There was certainly nothing of the wowser about Sugden. He was by temperament a clubman, and, elected to the élite Beefsteak Club, happily joined in a chorus of the club song, in praise of ‘Love and Song and Wine’; at its next dinner he went one better by himself rendering ‘Simon the Cellarer’. He shocked some of his Methodist brethren by being seen in the dress circle of a theatre, and encouraging amateur theatricals at Queen’s. One assumes, nevertheless, that, although he smoked a pipe, he was a teetotaller, though no contributor to this book explicitly says so; and according to Renate and Brian Howe, he was not in favour of prohibition.
Sugden’s aversion to wowserism was most strikingly evident in his defence of the controversial first Ormond professor of music, G.W.L. Marshall-Hall, who fell foul of the university Establishment because of his bohemianism, and offended religious sensitivities with the publication of a slim volume of mildly erotic verse under the irreverent title Hymns Ancient and Modern (1898). Both Leeper and MacFarland helped mobilise the anti-Marshall-Hall forces, but, as Prest shows, Sugden drew a distinction between the professor’s ‘theological prejudices’ and his capacity and behaviour as a teacher, influenced, it seems, by his own daughter’s experience as a student at the Conservatorium.
Sugden, himself an accomplished musician, appreciated Marshall-Hall’s contribution to the Melbourne musical scene. He had sung in and conducted choirs in England, had some proficiency in the organ and piano, and, as Thérèse Radic points out, has been credited at different times with also playing the violin, viola and cello. He was an avid concert-goer and enjoyed a stint as reviewer for The Argus. He was also an enthusiast for the role of music in children’s education.
The overall image of Sugden emerging from these essays is one of almost relentless cheerfulness. Was there a darker side to the man? His first wife, Mary, a nervous and vulnerable woman, was conscious of his ‘queer and wild’ mood swings and was made aware of her shortcomings; his great-grandson Ken Foster concludes that while Sugden was ‘kind and considerate in great things, it was not always evident in small things’. Sugden’s capable second wife, Ruth, was not, it seems, so intimidated, and could hold her own with him.
The problem with a collection such as this, apart from the inevitable repetitions, is that any critique or evaluation is fleeting or intermittent.

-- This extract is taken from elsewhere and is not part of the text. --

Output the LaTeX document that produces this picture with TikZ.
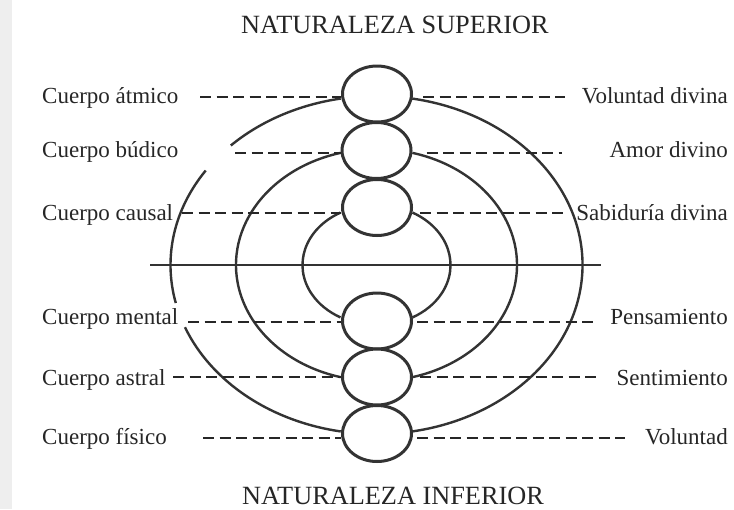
\documentclass[tikz,border=0pt]{standalone}
\usepackage{fontspec}
\setmainfont{Liberation Serif}
\usetikzlibrary{shapes.geometric}
\definecolor{ink}{HTML}{262626}
\definecolor{lineink}{HTML}{333333}
\begin{document}
\begin{tikzpicture}[x=1pt,y=-1pt,
  lbl/.style={font=\fontsize{23}{27}\selectfont, inner sep=0pt, text=ink},
  ttl/.style={font=\fontsize{26.3}{30}\selectfont, inner sep=0pt, text=ink},
  ring/.style={ellipse, draw=lineink, fill=white, line width=3pt, minimum width=69pt, minimum height=56pt, inner sep=0pt},
  arcline/.style={draw=lineink, line width=2.4pt},
  dashline/.style={draw=ink, line width=2pt, dash pattern=on 11pt off 5.5pt}]
\useasboundingbox (0,0) rectangle (734,509);
\fill[white] (0,0) rectangle (734,509);
\fill[gray!13] (0,0) rectangle (12,509);

% titles
\node[ttl, anchor=base] (top) at (395,33) {NATURALEZA SUPERIOR};
\node[ttl, anchor=base] (bottom) at (393,504) {NATURALEZA INFERIOR};

% left labels
\node[lbl, anchor=base west] (la) at (42,103) {Cuerpo átmico};
\node[lbl, anchor=base west] (lb) at (42,157) {Cuerpo búdico};
\node[lbl, anchor=base west] (ls) at (42,220) {Cuerpo causal};
\node[lbl, anchor=base west] (lm) at (42,324) {Cuerpo mental};
\node[lbl, anchor=base west] (lr) at (42,385) {Cuerpo astral};
\node[lbl, anchor=base west] (lf) at (42,444) {Cuerpo físico};

% right labels
\node[lbl, anchor=base east] (ra) at (728,103) {Voluntad divina};
\node[lbl, anchor=base east] (rb) at (728,157) {Amor divino};
\node[lbl, anchor=base east] (rs) at (728,220) {Sabiduría divina};
\node[lbl, anchor=base east] (rm) at (728,324) {Pensamiento};
\node[lbl, anchor=base east] (rr) at (728,385) {Sentimiento};
\node[lbl, anchor=base east] (rf) at (728,444) {Voluntad};

% horizontal line
\coordinate (hl) at (150,265);
\coordinate (hr) at (601,265);
\draw[arcline] (hl) -- (hr);

% arcs (ellipses centred on the horizontal line)
\coordinate (ctr) at (376.5,265);
% outer
\draw[arcline] (ctr) ++(260:206 and 169) arc[start angle=260, end angle=225, x radius=206, y radius=169];
\draw[arcline] (ctr) ++(214:206 and 169) arc[start angle=214, end angle=167, x radius=206, y radius=169];
\draw[arcline] (ctr) ++(158.4:206 and 169) arc[start angle=158.4, end angle=100, x radius=206, y radius=169];
\draw[arcline] (ctr) ++(-80:206 and 169) arc[start angle=-80, end angle=80, x radius=206, y radius=169];
% middle
\draw[arcline] (ctr) ++(255.2:140.5 and 116) arc[start angle=255.2, end angle=104.8, x radius=140.5, y radius=116];
\draw[arcline] (ctr) ++(-75.2:140.5 and 116) arc[start angle=-75.2, end angle=75.2, x radius=140.5, y radius=116];
% inner
\draw[arcline] (ctr) ++(240.9:74 and 60) arc[start angle=240.9, end angle=119.1, x radius=74, y radius=60];
\draw[arcline] (ctr) ++(-60.9:74 and 60) arc[start angle=-60.9, end angle=60.9, x radius=74, y radius=60];

% free ends of the dashed lines
\coordinate (a1) at (200,96.5);
\coordinate (b1) at (235,153);
\coordinate (s1) at (182,212.5);
\coordinate (m1) at (188,321.5);
\coordinate (r1) at (173,377);
\coordinate (f1) at (203,438);
\coordinate (a2) at (565,96.5);
\coordinate (b2) at (562,153);
\coordinate (s2) at (567,212.5);
\coordinate (m2) at (594,321.5);
\coordinate (r2) at (601,377);
\coordinate (f2) at (625,438);

% small circles
\node[ring] (c1) at (377,94) {};
\node[ring] (c2) at (376.5,150.5) {};
\node[ring] (c3) at (377,207.5) {};
\node[ring] (c4) at (377,321) {};
\node[ring] (c5) at (377,377) {};
\node[ring] (c6) at (377,433.5) {};

% dashed connectors
\draw[dashline] (a1) -- (a1 -| c1.west);
\draw[dashline] (b1) -- (b1 -| c2.west);
\draw[dashline] (s1) -- (s1 -| c3.west);
\draw[dashline] (m1) -- (m1 -| c4.west);
\draw[dashline] (r1) -- (r1 -| c5.west);
\draw[dashline] (f1) -- (f1 -| c6.west);

\draw[dashline] ([xshift=10pt]c1.east |- a2) -- (a2);
\draw[dashline] ([xshift=14pt]c2.east |- b2) -- (b2);
\draw[dashline] ([xshift=7pt]c3.east |- s2) -- (s2);
\draw[dashline] ([xshift=4pt]c4.east |- m2) -- (m2);
\draw[dashline] ([xshift=7pt]c5.east |- r2) -- (r2);
\draw[dashline] ([xshift=4pt]c6.east |- f2) -- (f2);
\end{tikzpicture}
\end{document}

Margaret Pawsey convincingly shows that although Sugden supported the higher education of women, they had only a token presence at Queen’s. Indeed, women could not dine in Hall until the 1960s. The Howes, while celebrating Sugden as ‘an exemplar of Methodism at its best’, concede that he was ‘an Edwardian optimist who failed to absorb the significance of the political and economic changes in the post-war world or anticipate the terrible contradictions which were present in science’. This calls for more elucidation.
Renate Howe bills this book as ‘a collective biography’. But of course the necessarily thematic nature of these essays means that there is only a fitful sense of a life unfolding. The last chapter, by the present master, David Runia, on ‘the lasting legacy’, may seem an appropriate conclusion, but is inevitably concerned with the college rather than with the larger context of Sugden’s life and achievement. I feel, too, that the introduction should have at least acknowledged the memoir by his daughter, Mary Florence Sugden (1941), which, while uncritical, has a charm of its own.
In the absence of a biography this collection is nevertheless welcome, but could not some college money have been found to improve its production values? While there are eight pages of colour plates of the chapel’s stained glass windows, the reproduction of the photographs is, with few exceptions, deplorable. Indeed, for some decent pictures one must go back to Mary Florence’s memoir.